Mark invented the women seeing the empty tomb because he wanted witnesses who never told anyone.
Numerous and varied appearances of the resurrected Jesus, which lasted for forty days from scripture.
And if we just assume the Bible is true...
Fifty-day interval between the Resurrection and the Pentecost (Acts 2) in Jerusalem, because according to Luke 24 and Acts 1 the disciples waited on the Holy Spirit.
I have no idea how that can be counted as evidence of the bodily resurrection.
I am going to skip a few as they all just assume the Bible is true.
The early oral tradition in 1 Corinthians 15:3-7, as noted by Habermas avows that the creed that was practiced.
But the creed does not say a bodily resurrection. It fits just as well with Jesus resurrected in a new heavenly body. Or the disciples mistakenly thinking that.
For they are numerous, even if secondary sources that mention Jesus cannot testify to the eyewitness aspect of his activities, they can testify to his existence.
She is supposed to be arguing for the bodily resurrection.
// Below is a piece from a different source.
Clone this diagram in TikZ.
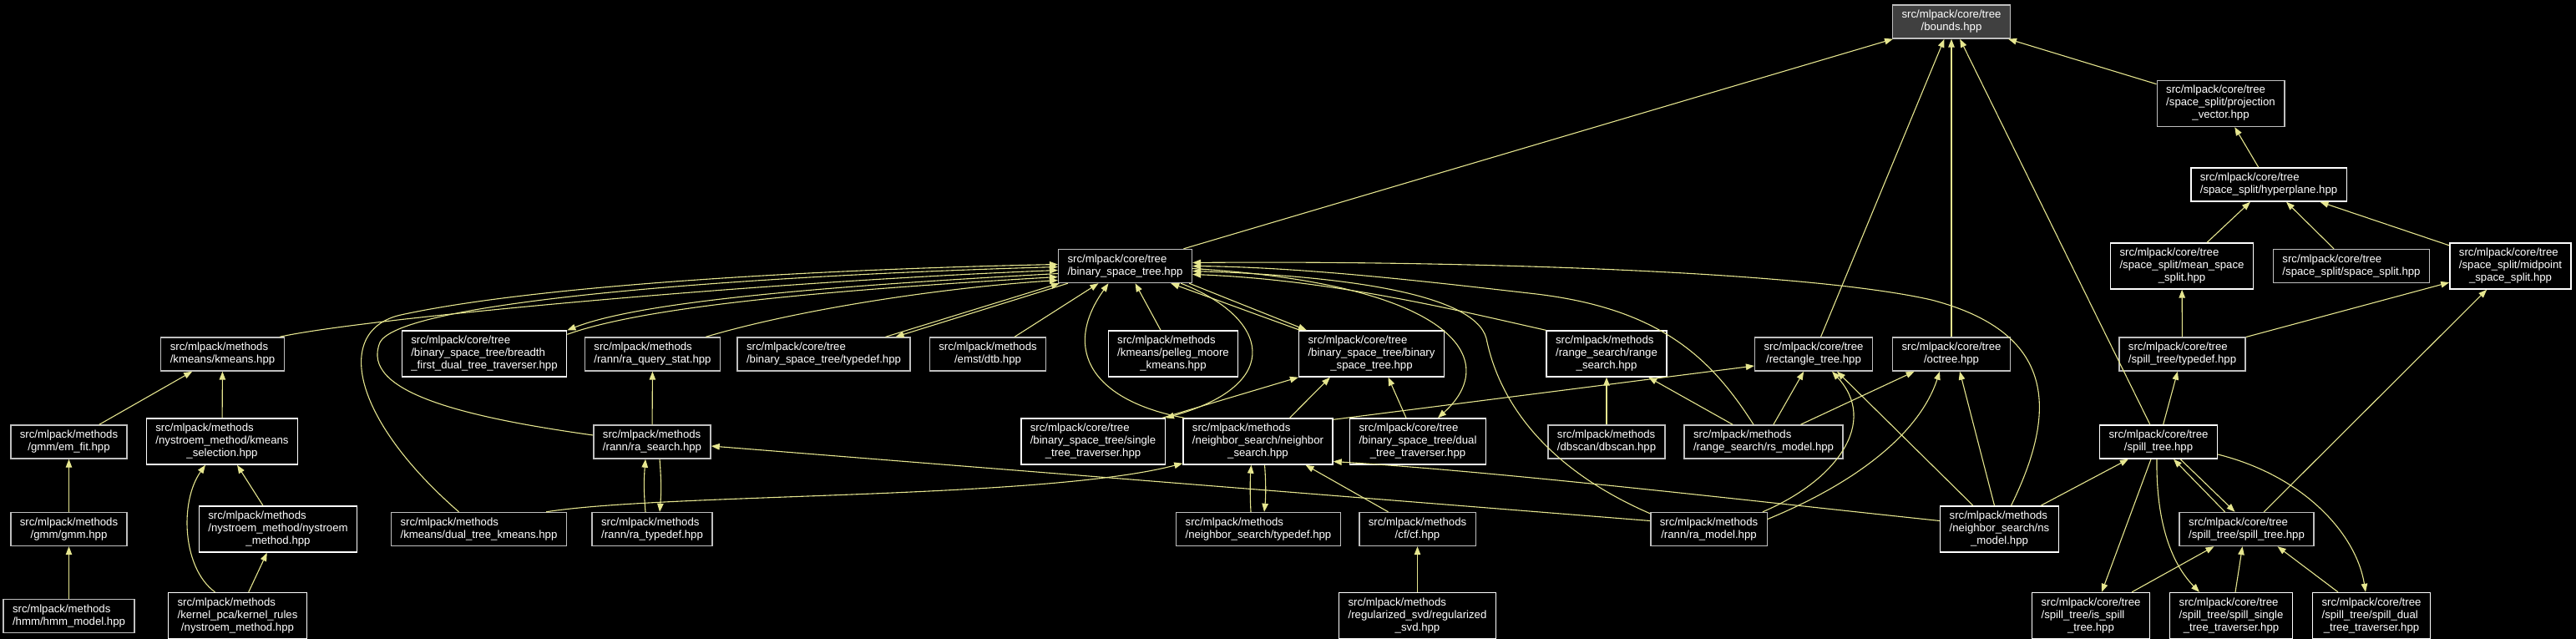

Evidence that Jesus exists is not going to cut here.
However, when the life of Jesus is portrayed with the same expertness as a film produced about Saint Nicholas, aka, Santa Clause, it takes advantage of the belief system already embedded in the teenagers and young adults construct. Thus, revealing the disingenuousness of the media’s role in fostering the legend theory.
I find the irony here remarkable.
She is whining that these nasty people are tapping into people's pre-established beliefs, and yet that it exactly what she is doing. Her paper is firmly based on the assumption Jesus was resurrected, that the Bible is true!